Thursday, December 24, 2009

The pros and cons of being single during the holidays

December 8, 1:25 AM San Antonio Sex and Relationships Examiner Michele Gwynn

There’s a lot to be said for being single; some good, some bad, but being single during the holidays is whole other kettle of Gefilte fish. Oye! No matter the religious point of view, the holidays bring out both the best and the worst in people, making being single one of the toughest things to deal with at this so-called cheerful time. Here is a list of the pros and cons of being a loner during the holidays.

Pro: You don’t have to spend a lot of money buying a special someone presents.

Con: No special someone is buying you a present. What? Wait a minute! That wasn’t in the contract!

Pro: You can date anyone you want and kiss that cute hottie that’s standing under the mistletoe.

Con: There isn’t anyone left to date during the holidays except those bottom-feeding losers you’d never give the time of day to anyway! And the guy under the mistletoe? His girlfriend just beat you to those luscious lips by ten seconds! Whore!

Pro: There’s lots of cheerful holiday music on the radio.

Con: There’s too darn much cheerful holiday music on the radio! Good grief! Is the FCC channeling Jim Jones and trying to get everyone to drink the “White Christmas” koolaide? Someone pass me the Prozac Fruitcake, please.

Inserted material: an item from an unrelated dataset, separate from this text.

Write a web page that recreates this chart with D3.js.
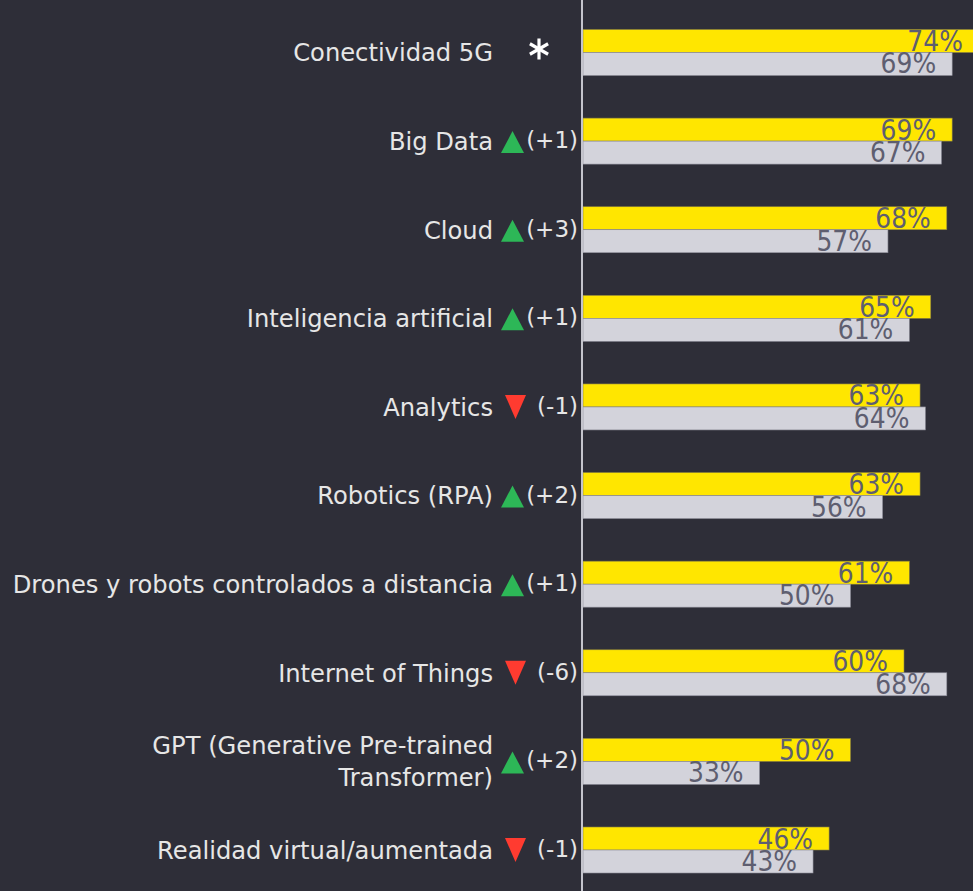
<!DOCTYPE html>
<meta charset="utf-8">
<html>
<script src="https://d3js.org/d3.v7.min.js"></script>
<style>
  body { margin: 0; background: #2e2e38; }
</style>
<div id="chart"></div>
<script>

// data
var categories = ["Conectividad 5G", "Big Data", "Cloud", "Inteligencia artificial", "Analytics",
  "Robotics (RPA)", "Drones y robots controlados a distancia", "Internet of Things",
  "GPT (Generative Pre-trained|Transformer)", "Realidad virtual/aumentada"];
var current = [74, 69, 68, 65, 63, 63, 61, 60, 50, 46];
var previous = [69, 67, 57, 61, 64, 56, 50, 68, 33, 43];
var change = ["*", "(+1)", "(+3)", "(+1)", "(-1)", "(+2)", "(+1)", "(-6)", "(+2)", "(-1)"];
var direction = ["new", "up", "up", "up", "down", "up", "up", "down", "up", "down"];

var width = 973,
    height = 891;

var svg = d3.select("#chart")
  .append("svg")
    .attr("width", width)
    .attr("height", height);

svg.append("rect").attr("width", width).attr("height", height).attr("fill", "#2e2e38");

var x = d3.scaleLinear().domain([0, 100]).range([583, 583 + 535]);

var y = d3.scaleBand()
  .domain(categories)
  .range([29.5, 873])
  .paddingInner(0.481)
  .paddingOuter(0);

var sub = d3.scaleBand().domain(["cur", "prev"]).range([0, y.bandwidth()]);

var rows = categories.map(function(c, i) {
  return {name: c, cur: current[i], prev: previous[i], change: change[i], dir: direction[i]};
});

var g = svg.selectAll(".row")
  .data(rows)
  .enter().append("g")
    .attr("class", "row")
    .attr("transform", function(d) { return "translate(0," + y(d.name) + ")"; });

// bars
g.append("rect")
  .attr("x", x(0))
  .attr("y", sub("cur"))
  .attr("width", function(d) { return x(d.cur) - x(0); })
  .attr("height", sub.bandwidth())
  .attr("fill", "#ffe600")
  .attr("stroke", "#8a8040")
  .attr("stroke-width", 0.6);

g.append("rect")
  .attr("x", x(0))
  .attr("y", sub("prev"))
  .attr("width", function(d) { return x(d.prev) - x(0); })
  .attr("height", sub.bandwidth())
  .attr("fill", "#d3d3db")
  .attr("stroke", "#8a8a96")
  .attr("stroke-width", 0.6);

// value labels (a bit stretched vertically, like the original font)
g.append("text")
  .attr("transform", function(d) {
    return "translate(" + (x(d.cur) - 16) + "," + (sub("cur") + sub.bandwidth() - 1.5) + ") scale(1,1.15)";
  })
  .attr("text-anchor", "end")
  .style("font-family", "DejaVu Sans")
  .style("font-size", "25px")
  .attr("fill", "#5e5e70")
  .text(function(d) { return d.cur + "%"; });

g.append("text")
  .attr("transform", function(d) {
    return "translate(" + (x(d.prev) - 16) + "," + (sub("prev") + sub.bandwidth() - 2) + ") scale(1,1.15)";
  })
  .attr("text-anchor", "end")
  .style("font-family", "DejaVu Sans")
  .style("font-size", "25px")
  .attr("fill", "#5e5e70")
  .text(function(d) { return d.prev + "%"; });

// category labels
var mid = y.bandwidth() / 2;
g.append("text")
  .attr("text-anchor", "end")
  .style("font-family", "DejaVu Sans")
  .style("font-size", "24.2px")
  .attr("fill", "#e6e6e6")
  .each(function(d) {
    var lines = d.name.split("|");
    var t = d3.select(this);
    var lh = 32;
    lines.forEach(function(l, k) {
      t.append("tspan")
        .attr("x", 493)
        .attr("y", mid + 8.8 + (k - (lines.length - 1) / 2) * lh)
        .text(l);
    });
  });

// change markers
g.filter(function(d) { return d.dir == "up"; })
  .append("path")
  .attr("d", "M0,-11L11.5,11L-11.5,11Z")
  .attr("transform", "translate(512.5," + (mid + 1) + ")")
  .attr("fill", "#2db757");

g.filter(function(d) { return d.dir == "down"; })
  .append("path")
  .attr("d", "M-10.5,-12L10.5,-12L0,12Z")
  .attr("transform", "translate(515.5," + (mid) + ")")
  .attr("fill", "#ff3b30");

g.filter(function(d) { return d.dir != "new"; })
  .append("text")
  .attr("x", 578)
  .attr("y", mid + 7)
  .attr("text-anchor", "end")
  .style("font-family", "DejaVu Sans")
  .style("font-size", "23px")
  .attr("fill", "#e6e6e6")
  .text(function(d) { return d.change; });

// asterisk for new entry
var star = g.filter(function(d) { return d.dir == "new"; })
  .append("g")
  .attr("transform", "translate(539," + (mid - 3.5) + ")");
[90, 30, 150].forEach(function(a) {
  var r = 10.5, rad = a * Math.PI / 180;
  star.append("line")
    .attr("x1", -r * Math.cos(rad)).attr("y1", -r * Math.sin(rad))
    .attr("x2", r * Math.cos(rad)).attr("y2", r * Math.sin(rad))
    .attr("stroke", "#ffffff")
    .attr("stroke-width", 3.2);
});

// axis line
svg.append("line")
  .attr("x1", x(0) - 1).attr("x2", x(0) - 1)
  .attr("y1", 0).attr("y2", height)
  .attr("stroke", "#c4c4cc")
  .attr("stroke-width", 2);

</script>
</html>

Pro: You can stay out late toasting all the good tidings of comfort and joy with your friends!

Con: Those good tidings will turn into Tidy Bowel tidings as you puke your single guts up in the morning with no one there to hold your hair out of your face for you. Ah, the porcelain is so nice and cool…

Pro: You don’t have to cook a big dinner for the family (nor clean up a huge mess)!

Con: You don’t have any leftovers the next day and you really want some pie. Meh!

Pro: You don’t have to get up at the crack of dawn to open presents with the family.

Con: You wake up alone, wishing you had a family to get up at the crack of dawn with to open presents!

Pro: You have at least five parties to attend between Christmas and New Year’s Eve.

Con: Uh…there’s no con here. You have at least five parties to hit wearing your finest, sexiest party wear and can flirt your happy-arse off shamelessly with every single cutie there! After all, you’re single!